Menurut dia, kebijakan tersebut akan turun sekitar 10 persen pada tahun 2023-2024 mendatang. “Kebijakan baru biaya tarif cukai di tahun 2023-2024 di perkirakan sebesar 10%,” lanjutnya.
Hal tersebut berdasarkan informasi hasil rapat terbatas Presiden dan beberapa menteri tentang kenaikan cukai menuai perdebatan.
Bagaimana tidak, bila cukai di naikkan dengan alasan untuk meminimalisir pengguna rokok di bawah umur, lalu bagaimana dampaknya di hadapan petani tembakau.
“Tembakau merupakan sumber pendapatan negara yang terhitung banyak dari pada industri pangan lainya, keterlibatan petani tembakau begitu penting di balik pendapatan negara lewat pajak rokok,” jelasnya.
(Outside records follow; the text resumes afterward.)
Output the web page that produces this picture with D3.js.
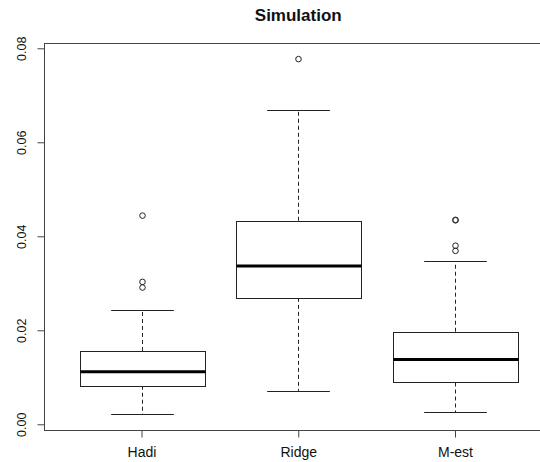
<!DOCTYPE html>
<html>
<head>
<meta charset="utf-8">
<script src="https://cdn.jsdelivr.net/npm/d3@7"></script>
<style>
  html, body { margin: 0; padding: 0; background: #fff; }
  svg { display: block; }
  text { font-family: "Liberation Sans", Arial, sans-serif; fill: #111; }
</style>
</head>
<body>
<svg id="chart" width="540" height="462"></svg>
<script>
// ---- data ----
const categories   = ["Hadi", "Ridge", "M-est"];
const whiskerLow   = [0.0021, 0.0071, 0.0026];
const q1           = [0.0082, 0.0269, 0.0089];
const medians      = [0.0112, 0.0337, 0.0138];
const q3           = [0.0156, 0.0433, 0.0197];
const whiskerHigh  = [0.0243, 0.0669, 0.0347];
const outliers     = [
  [0.0444, 0.0303, 0.0291],
  [0.0777],
  [0.0435, 0.0434, 0.0380, 0.0369]
];
const yTicks       = [0.00, 0.02, 0.04, 0.06, 0.08];
const title        = "Simulation";

// ---- layout ----
const svg = d3.select("#chart");
const x = d3.scalePoint().domain(categories).range([141.5, 455]);
const step = x.step();
const boxW = step * 0.8;
const capW = boxW * 0.5;
const y = d3.scaleLinear().domain([0, 0.08]).range([424.3, 48.3]);

const frameLeft = 44.5, frameRight = 552;
const frameTop = Math.round(y(0.0812)) + 0.5;
const frameBottom = Math.round(y(-0.0012)) + 0.5;

const ink = "#222";

// frame
svg.append("rect")
  .attr("x", frameLeft).attr("y", frameTop)
  .attr("width", frameRight - frameLeft).attr("height", frameBottom - frameTop)
  .attr("fill", "none").attr("stroke", "#444").attr("stroke-width", 1);

// y axis
const yAxis = d3.axisLeft(y).tickValues(yTicks).tickFormat(d3.format(".2f")).tickSize(7).tickPadding(0);
const gy = svg.append("g").attr("transform", `translate(${frameLeft - 7},0)`).call(yAxis);
gy.select(".domain").remove();
gy.selectAll(".tick line").attr("x2", 0).attr("x1", 0)
  .attr("x2", -7).attr("transform", "translate(7,0)").attr("stroke", "#444");
gy.selectAll(".tick text")
  .attr("x", 0).attr("dy", null)
  .attr("transform", "translate(-12,0) rotate(-90)")
  .attr("text-anchor", "middle")
  .attr("font-size", 12.5)
  .style("font-family", "'Liberation Sans', Arial, sans-serif")
  .attr("fill", "#222");

// x axis
const xAxis = d3.axisBottom(x).tickSize(7).tickPadding(10);
const gx = svg.append("g").attr("transform", `translate(0,${frameBottom})`).call(xAxis);
gx.select(".domain").remove();
gx.selectAll(".tick line").attr("stroke", "#444");
gx.selectAll(".tick text")
  .attr("font-size", 14)
  .style("font-family", "'Liberation Sans', Arial, sans-serif")
  .attr("fill", "#222");

// boxes
const g = svg.append("g");
categories.forEach((c, i) => {
  const cx = Math.round(x(c)) + 0.5;
  // whiskers (dashed)
  g.append("line").attr("x1", cx).attr("x2", cx)
    .attr("y1", y(q3[i])).attr("y2", y(whiskerHigh[i]))
    .attr("stroke", ink).attr("stroke-dasharray", "4,3");
  g.append("line").attr("x1", cx).attr("x2", cx)
    .attr("y1", y(q1[i])).attr("y2", y(whiskerLow[i]))
    .attr("stroke", ink).attr("stroke-dasharray", "4,3");
  // caps
  [whiskerHigh[i], whiskerLow[i]].forEach(v => {
    const yy = Math.round(y(v)) + 0.5;
    g.append("line").attr("x1", cx - capW / 2).attr("x2", cx + capW / 2)
      .attr("y1", yy).attr("y2", yy).attr("stroke", ink);
  });
  // box
  const top = Math.round(y(q3[i])) + 0.5, bot = Math.round(y(q1[i])) + 0.5;
  g.append("rect")
    .attr("x", Math.round(cx - boxW / 2) + 0.5).attr("y", top)
    .attr("width", Math.round(boxW)).attr("height", bot - top)
    .attr("fill", "#fff").attr("stroke", ink);
  // median
  g.append("line")
    .attr("x1", Math.round(cx - boxW / 2) + 0.5).attr("x2", Math.round(cx - boxW / 2) + 0.5 + Math.round(boxW))
    .attr("y1", y(medians[i])).attr("y2", y(medians[i]))
    .attr("stroke", "#000").attr("stroke-width", 3);
  // outliers
  outliers[i].forEach(v => {
    g.append("circle").attr("cx", cx).attr("cy", y(v)).attr("r", 2.8)
      .attr("fill", "none").attr("stroke", ink).attr("stroke-width", 1);
  });
});

// title
svg.append("text")
  .attr("x", (frameLeft + frameRight) / 2).attr("y", 21)
  .attr("text-anchor", "middle")
  .attr("font-weight", "bold").attr("font-size", 17)
  .text(title);
</script>
</body>
</html>
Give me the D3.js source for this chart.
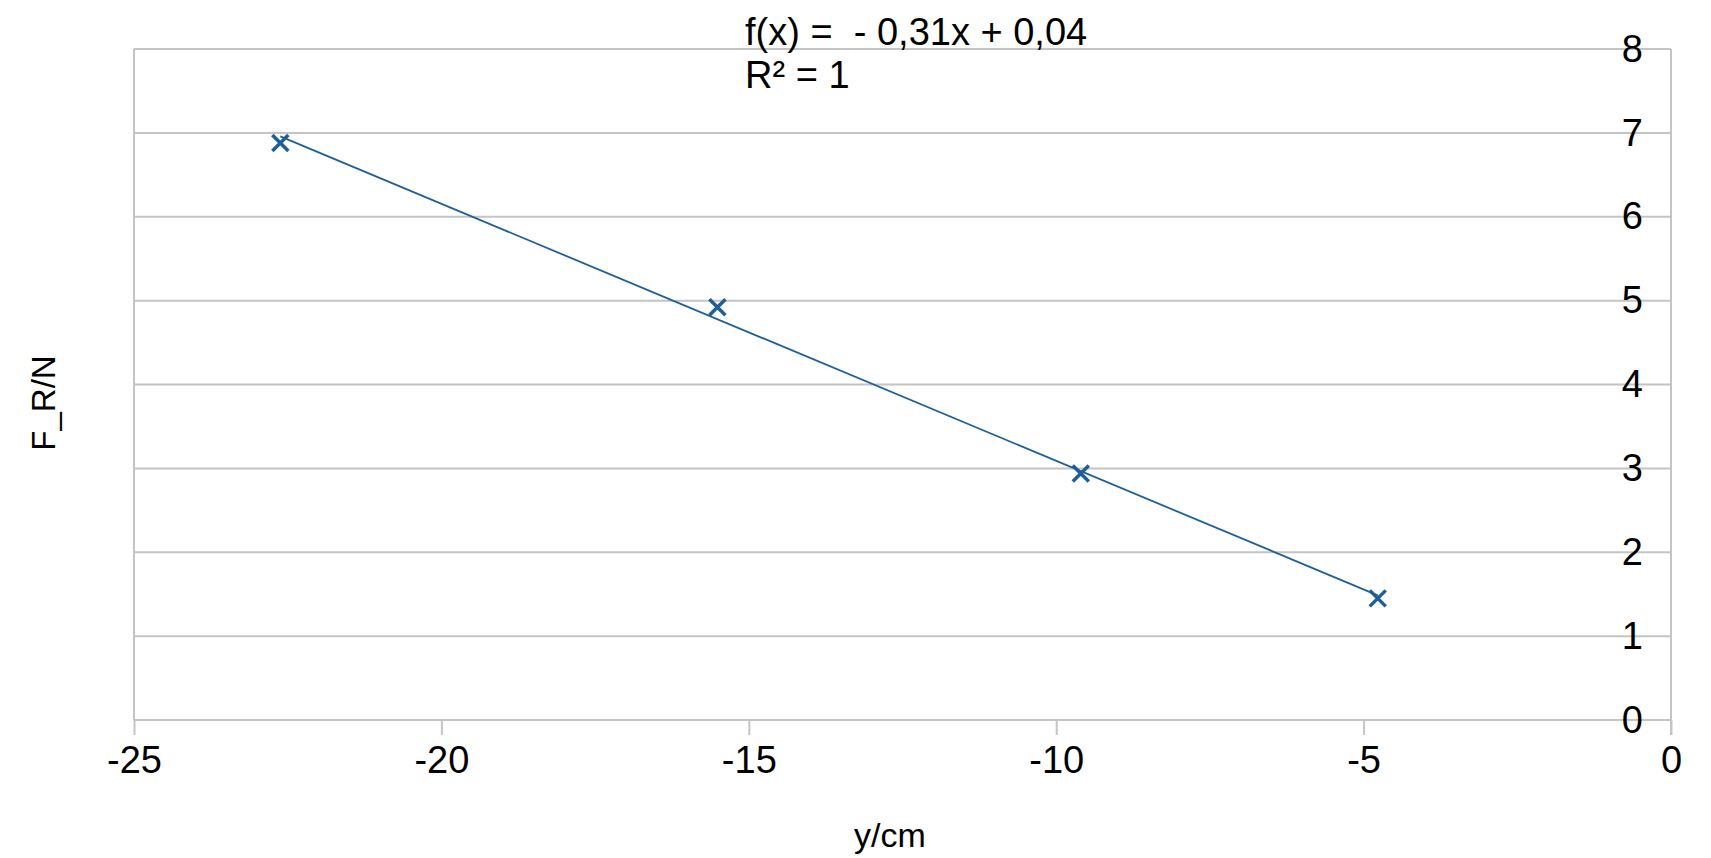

Menurut dia, fungsi cukai adalah mengawasi, mengendalikan produksi barang, serta membatasi distribusi barang-barang yang di anggap berdampak negatif bagi masyarakat.
“Jadi fungsi cukai, memberi batasan tersendiri pada produksi barang-barang yang terkena biaya demi terjaganya stabilitas masyarakat,”katanya.
“Petani di Probolinggo Jawa Timur mengeluh atas harga tembakau yang turun drastis, hingga ada aksi pencabutan tembakau sebagai bentuk perlawanan atas anjloknya harga tembakau,” lanjutnya.
Sementara itu, Menteri Keuangan RI, Sri Mulyani menjelaskan, tarif cukai akan jatuh pada angka 10 persen pada tahun 2023-2024.
“Tarif cukai di tahun 2023-2024 jatuh di angka 10%, hal ini berdasarkan pendataan konsumsi rokok sebagian besarnya anak-anak di bawah umur,” ungkapnya.
“Tarif cukai di tetapkan tiap tahun dan di atur oleh Undang-Undang APBN tahun 2023 termasuk di tetapkan target pendapatannya,” tutupnya.